I’m trying to parse some data in a fixed format text file where each “record” is spread over a number of lines, as so …
MAILBOX: 10013 Created: 01/20/09 4:39 pm
MSGS: 0 UNPLAYED: 0 URGENT: 0 RECEIPT: 0
LCOS: RBC Standard : 20 FCOS: RBC Standard : 20
GCOS: Default GCOS 1 : 1 NCOS: Default : 1
TCOS: Default TCOS 1 : 1 RCOS: : 1
BAD LOGS: 0 LAST LOG: NEVER MINS: 0.0
PASSWD: Y TUTOR: N DAY: M NIGHT: M
NAME: CODE:
EXTEN: 10013 INDEX: 0
ATTEN DN: INDEX: 0
DISTRIBUTION LISTS WITH CHANGE RIGHTS:
all
DISTRIBUTION LISTS WITH REVIEW RIGHTS:
all
I’ve used File Helpers before for single line records, and it’s been very useful. Checking it’s documentation, it does have a MultiRecordEngine feature, but this is going to mean …

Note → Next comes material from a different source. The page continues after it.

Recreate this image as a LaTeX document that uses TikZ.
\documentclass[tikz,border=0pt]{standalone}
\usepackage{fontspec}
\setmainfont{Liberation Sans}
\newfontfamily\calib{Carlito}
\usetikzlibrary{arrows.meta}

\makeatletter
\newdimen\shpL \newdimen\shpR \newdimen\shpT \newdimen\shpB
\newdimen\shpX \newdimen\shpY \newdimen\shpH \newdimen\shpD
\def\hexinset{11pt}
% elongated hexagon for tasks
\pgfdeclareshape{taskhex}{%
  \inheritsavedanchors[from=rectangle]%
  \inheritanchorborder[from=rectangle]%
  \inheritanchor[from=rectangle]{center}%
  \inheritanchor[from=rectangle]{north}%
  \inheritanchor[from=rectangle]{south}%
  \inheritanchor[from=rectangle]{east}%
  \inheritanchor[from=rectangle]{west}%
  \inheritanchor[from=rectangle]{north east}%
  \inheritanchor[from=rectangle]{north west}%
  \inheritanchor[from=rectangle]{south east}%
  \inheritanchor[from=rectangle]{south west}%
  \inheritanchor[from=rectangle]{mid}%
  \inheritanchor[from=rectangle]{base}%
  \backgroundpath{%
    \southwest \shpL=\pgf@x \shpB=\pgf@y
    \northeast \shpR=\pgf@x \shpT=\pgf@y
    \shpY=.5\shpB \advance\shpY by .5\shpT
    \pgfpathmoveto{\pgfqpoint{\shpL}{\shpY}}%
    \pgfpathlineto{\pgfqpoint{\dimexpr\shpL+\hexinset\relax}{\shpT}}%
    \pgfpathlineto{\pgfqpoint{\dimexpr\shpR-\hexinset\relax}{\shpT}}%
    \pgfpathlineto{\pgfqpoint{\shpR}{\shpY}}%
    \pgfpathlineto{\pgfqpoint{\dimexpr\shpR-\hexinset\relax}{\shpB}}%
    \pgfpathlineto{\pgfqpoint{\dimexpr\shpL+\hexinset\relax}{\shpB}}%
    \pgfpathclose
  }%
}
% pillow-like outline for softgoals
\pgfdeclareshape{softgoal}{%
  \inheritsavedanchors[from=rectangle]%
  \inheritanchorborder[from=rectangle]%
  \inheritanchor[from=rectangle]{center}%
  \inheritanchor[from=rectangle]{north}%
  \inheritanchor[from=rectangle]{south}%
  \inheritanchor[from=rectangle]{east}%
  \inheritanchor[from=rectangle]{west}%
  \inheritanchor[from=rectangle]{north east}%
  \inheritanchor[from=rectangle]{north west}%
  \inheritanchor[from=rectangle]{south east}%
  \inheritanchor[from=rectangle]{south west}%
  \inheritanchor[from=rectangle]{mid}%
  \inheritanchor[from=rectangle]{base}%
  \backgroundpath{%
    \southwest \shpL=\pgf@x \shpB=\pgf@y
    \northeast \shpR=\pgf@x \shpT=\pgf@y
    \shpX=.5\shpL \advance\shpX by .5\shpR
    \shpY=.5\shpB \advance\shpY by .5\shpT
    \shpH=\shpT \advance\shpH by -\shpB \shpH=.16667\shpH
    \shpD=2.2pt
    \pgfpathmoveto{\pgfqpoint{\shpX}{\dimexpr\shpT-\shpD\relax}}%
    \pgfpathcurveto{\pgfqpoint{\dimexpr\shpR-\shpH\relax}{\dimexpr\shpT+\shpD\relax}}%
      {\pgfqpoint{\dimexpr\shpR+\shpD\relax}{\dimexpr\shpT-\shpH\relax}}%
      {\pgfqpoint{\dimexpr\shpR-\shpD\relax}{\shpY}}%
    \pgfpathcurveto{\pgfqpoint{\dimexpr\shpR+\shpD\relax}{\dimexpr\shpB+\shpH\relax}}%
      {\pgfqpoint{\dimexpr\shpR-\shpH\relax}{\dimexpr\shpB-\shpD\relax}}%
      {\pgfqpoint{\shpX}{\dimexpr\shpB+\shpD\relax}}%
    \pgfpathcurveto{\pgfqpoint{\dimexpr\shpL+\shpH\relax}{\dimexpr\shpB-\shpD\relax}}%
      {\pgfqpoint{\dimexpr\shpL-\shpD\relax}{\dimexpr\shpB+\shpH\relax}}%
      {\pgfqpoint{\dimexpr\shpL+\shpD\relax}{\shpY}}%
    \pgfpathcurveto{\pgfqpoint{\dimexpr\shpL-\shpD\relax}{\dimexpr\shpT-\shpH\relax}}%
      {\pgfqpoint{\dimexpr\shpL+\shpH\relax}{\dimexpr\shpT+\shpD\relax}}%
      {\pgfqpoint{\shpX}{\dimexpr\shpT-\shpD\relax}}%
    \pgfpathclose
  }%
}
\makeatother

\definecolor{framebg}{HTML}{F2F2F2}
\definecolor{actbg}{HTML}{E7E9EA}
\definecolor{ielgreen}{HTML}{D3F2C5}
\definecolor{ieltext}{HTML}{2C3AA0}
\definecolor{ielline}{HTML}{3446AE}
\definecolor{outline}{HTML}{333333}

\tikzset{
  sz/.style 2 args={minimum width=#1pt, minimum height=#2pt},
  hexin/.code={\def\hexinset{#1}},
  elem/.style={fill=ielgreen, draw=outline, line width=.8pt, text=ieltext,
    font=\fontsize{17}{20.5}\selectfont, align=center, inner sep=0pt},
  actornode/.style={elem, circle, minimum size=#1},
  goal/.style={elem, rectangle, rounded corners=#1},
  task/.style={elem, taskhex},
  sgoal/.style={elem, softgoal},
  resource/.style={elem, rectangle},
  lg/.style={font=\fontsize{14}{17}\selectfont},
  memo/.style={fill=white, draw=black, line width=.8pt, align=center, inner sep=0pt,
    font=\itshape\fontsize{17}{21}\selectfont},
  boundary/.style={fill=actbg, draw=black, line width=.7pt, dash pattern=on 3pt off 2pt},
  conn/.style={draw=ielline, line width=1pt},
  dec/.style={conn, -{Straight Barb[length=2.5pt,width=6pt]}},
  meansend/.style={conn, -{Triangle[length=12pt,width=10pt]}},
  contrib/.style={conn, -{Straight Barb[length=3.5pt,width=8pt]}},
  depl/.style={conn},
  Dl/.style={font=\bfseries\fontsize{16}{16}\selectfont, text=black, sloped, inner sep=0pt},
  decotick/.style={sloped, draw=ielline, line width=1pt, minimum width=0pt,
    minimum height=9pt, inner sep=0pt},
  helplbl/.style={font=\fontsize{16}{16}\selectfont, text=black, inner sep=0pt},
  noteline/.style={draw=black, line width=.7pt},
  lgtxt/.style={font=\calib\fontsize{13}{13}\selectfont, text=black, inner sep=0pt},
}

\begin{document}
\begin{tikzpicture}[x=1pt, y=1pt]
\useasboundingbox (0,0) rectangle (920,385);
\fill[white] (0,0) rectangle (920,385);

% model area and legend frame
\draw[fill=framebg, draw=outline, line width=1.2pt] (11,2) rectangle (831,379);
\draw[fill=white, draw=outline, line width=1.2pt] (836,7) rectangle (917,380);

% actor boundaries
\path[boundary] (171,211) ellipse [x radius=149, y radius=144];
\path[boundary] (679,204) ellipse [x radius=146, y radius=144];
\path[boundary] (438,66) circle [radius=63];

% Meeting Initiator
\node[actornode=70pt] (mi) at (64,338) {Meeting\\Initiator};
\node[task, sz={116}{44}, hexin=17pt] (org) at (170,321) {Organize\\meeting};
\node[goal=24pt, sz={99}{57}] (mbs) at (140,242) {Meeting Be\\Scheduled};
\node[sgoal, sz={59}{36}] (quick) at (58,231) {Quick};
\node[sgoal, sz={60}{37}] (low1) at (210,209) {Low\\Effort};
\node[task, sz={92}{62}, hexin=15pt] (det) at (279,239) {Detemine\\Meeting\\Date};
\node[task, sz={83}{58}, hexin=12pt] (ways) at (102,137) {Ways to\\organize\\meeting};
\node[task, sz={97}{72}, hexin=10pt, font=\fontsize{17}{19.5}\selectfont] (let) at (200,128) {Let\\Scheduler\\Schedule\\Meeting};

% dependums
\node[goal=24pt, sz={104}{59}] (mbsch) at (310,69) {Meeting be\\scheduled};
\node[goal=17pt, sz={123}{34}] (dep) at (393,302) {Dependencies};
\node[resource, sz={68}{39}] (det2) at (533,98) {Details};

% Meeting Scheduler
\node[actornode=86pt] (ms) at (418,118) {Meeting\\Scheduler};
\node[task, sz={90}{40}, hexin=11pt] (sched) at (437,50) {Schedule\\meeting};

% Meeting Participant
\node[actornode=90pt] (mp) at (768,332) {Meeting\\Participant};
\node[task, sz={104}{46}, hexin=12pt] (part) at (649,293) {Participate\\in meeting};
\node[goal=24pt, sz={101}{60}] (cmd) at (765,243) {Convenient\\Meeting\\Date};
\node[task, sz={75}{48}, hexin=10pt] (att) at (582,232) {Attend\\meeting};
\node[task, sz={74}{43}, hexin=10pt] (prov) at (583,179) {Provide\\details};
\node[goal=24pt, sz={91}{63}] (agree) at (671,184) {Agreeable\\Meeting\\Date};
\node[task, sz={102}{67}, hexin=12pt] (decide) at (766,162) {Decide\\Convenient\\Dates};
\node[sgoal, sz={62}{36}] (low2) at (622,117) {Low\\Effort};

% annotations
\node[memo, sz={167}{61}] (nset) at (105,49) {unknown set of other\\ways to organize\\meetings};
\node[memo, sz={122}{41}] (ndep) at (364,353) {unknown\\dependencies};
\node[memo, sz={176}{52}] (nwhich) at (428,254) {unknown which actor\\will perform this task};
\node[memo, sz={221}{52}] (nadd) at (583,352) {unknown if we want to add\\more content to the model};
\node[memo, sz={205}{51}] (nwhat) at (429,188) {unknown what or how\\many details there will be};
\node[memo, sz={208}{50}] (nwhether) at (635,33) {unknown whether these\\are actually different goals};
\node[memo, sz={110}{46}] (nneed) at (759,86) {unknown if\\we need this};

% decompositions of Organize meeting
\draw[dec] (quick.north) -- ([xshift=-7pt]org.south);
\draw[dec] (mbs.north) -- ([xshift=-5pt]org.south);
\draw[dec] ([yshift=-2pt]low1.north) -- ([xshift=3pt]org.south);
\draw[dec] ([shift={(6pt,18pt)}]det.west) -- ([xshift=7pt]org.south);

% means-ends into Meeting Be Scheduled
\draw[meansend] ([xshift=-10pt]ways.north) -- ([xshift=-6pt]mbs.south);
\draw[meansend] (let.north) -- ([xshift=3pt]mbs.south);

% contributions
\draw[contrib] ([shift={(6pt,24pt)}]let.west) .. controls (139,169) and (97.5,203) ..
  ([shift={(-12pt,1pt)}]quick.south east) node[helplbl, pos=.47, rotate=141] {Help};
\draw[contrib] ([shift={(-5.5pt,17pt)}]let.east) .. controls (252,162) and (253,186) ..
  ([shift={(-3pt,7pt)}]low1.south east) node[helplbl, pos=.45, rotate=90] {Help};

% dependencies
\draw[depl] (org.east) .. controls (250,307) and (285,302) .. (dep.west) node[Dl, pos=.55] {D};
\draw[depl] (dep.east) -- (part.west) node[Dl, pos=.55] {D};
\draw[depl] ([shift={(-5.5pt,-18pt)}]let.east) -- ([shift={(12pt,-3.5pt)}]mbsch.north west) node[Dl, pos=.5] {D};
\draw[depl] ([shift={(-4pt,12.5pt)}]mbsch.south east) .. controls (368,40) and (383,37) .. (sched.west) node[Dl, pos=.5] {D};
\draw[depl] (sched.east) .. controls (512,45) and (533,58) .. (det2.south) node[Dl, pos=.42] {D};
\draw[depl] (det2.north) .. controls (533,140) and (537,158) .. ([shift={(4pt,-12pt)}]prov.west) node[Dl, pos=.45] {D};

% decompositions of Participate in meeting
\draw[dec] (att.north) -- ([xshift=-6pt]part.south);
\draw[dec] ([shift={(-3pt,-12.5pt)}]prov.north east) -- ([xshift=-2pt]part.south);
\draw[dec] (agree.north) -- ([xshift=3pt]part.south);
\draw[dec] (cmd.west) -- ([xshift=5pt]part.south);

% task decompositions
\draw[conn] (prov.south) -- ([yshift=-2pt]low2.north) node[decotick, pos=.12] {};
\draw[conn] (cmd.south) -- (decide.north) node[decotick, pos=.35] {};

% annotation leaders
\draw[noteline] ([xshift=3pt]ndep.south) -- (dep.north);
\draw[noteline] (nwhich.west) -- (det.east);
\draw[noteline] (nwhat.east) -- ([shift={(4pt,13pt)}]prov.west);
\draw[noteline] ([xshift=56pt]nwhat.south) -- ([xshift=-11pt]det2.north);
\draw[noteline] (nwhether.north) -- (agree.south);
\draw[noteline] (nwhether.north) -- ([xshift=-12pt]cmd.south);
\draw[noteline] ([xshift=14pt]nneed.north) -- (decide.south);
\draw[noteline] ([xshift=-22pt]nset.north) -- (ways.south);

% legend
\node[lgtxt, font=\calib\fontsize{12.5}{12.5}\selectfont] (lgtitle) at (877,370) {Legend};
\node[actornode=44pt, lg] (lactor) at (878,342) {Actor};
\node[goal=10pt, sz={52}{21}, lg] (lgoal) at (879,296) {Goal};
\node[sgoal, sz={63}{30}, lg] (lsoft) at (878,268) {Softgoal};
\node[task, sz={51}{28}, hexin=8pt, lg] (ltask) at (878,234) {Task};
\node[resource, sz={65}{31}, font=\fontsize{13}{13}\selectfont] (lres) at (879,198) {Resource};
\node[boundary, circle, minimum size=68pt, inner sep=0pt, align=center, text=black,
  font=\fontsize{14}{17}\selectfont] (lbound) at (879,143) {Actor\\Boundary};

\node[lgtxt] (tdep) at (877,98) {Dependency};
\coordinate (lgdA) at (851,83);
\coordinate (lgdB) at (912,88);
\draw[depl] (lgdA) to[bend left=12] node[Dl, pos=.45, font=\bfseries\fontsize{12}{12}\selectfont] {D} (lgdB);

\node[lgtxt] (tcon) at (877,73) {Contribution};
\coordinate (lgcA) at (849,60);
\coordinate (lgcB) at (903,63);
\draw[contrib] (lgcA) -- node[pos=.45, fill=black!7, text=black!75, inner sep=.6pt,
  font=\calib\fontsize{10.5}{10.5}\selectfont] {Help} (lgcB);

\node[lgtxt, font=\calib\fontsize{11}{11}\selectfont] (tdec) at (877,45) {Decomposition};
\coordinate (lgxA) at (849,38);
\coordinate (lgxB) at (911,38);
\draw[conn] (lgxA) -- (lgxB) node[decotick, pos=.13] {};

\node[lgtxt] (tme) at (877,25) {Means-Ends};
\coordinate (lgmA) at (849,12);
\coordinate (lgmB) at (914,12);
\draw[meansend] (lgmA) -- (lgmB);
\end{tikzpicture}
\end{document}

- a class for each line … not a problem
- calculating the exact size of each fixed format field … painful and open to error
- logic to check each line
And a further wrinkle I found was the fixed format is actually not fixed, i.e. there are different format lines depending on the target record, so some have 21 lines, some 22, 23, 24, etc.

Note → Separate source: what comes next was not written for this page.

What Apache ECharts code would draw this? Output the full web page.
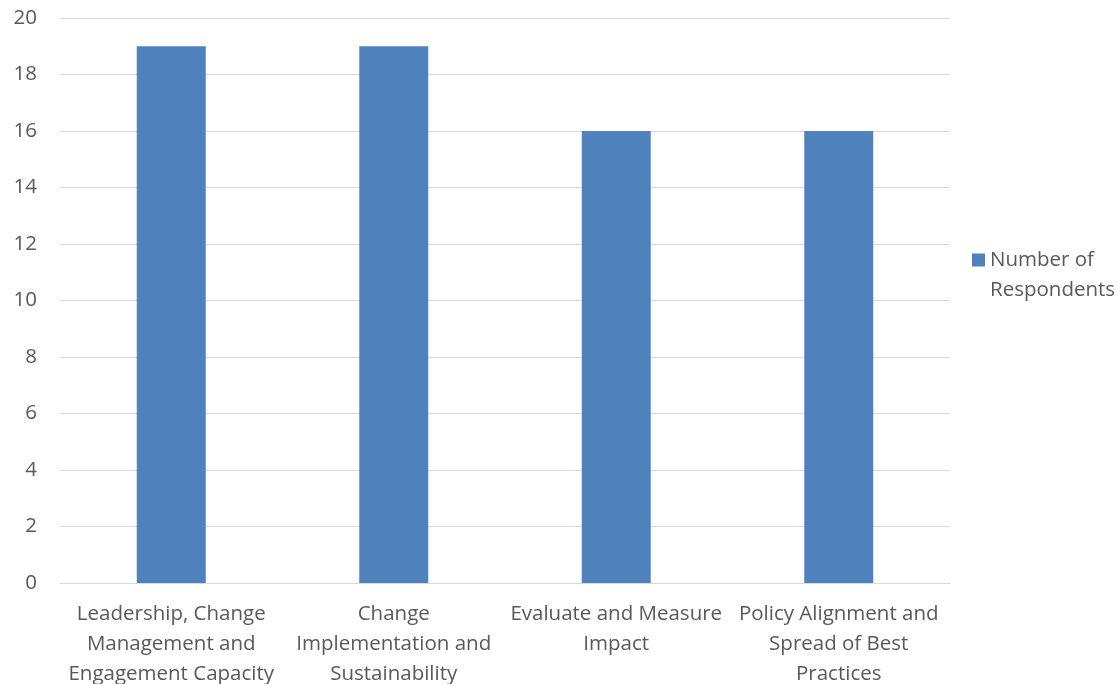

I have found a Java flat file parsing library, FFP, but I’m a .NET, C#, PowerShell coder
Are there better ways of handling this sort of parsing ?
What you need is a lexer. Your record is too big to use a single Regex to parse, so you have to write one regex for each line, and a state machine to validate that the lines follows in the right order.
Or you can use a general purpose lexer/parser to generate the code for you. Wikipedia has long list. The Gold parser looks like a good candidate.
I would not try to do the lexing/parsing in PowerShell. I would rather write the code as C# or F# and use the assembly from PowerShell.
Edit: I’ve just looked at FileHelpers library. You could create a Multirecord Engine with a .NET Type that matches each line in you source record. All you have to do then is parse the result array for valid order and create objects.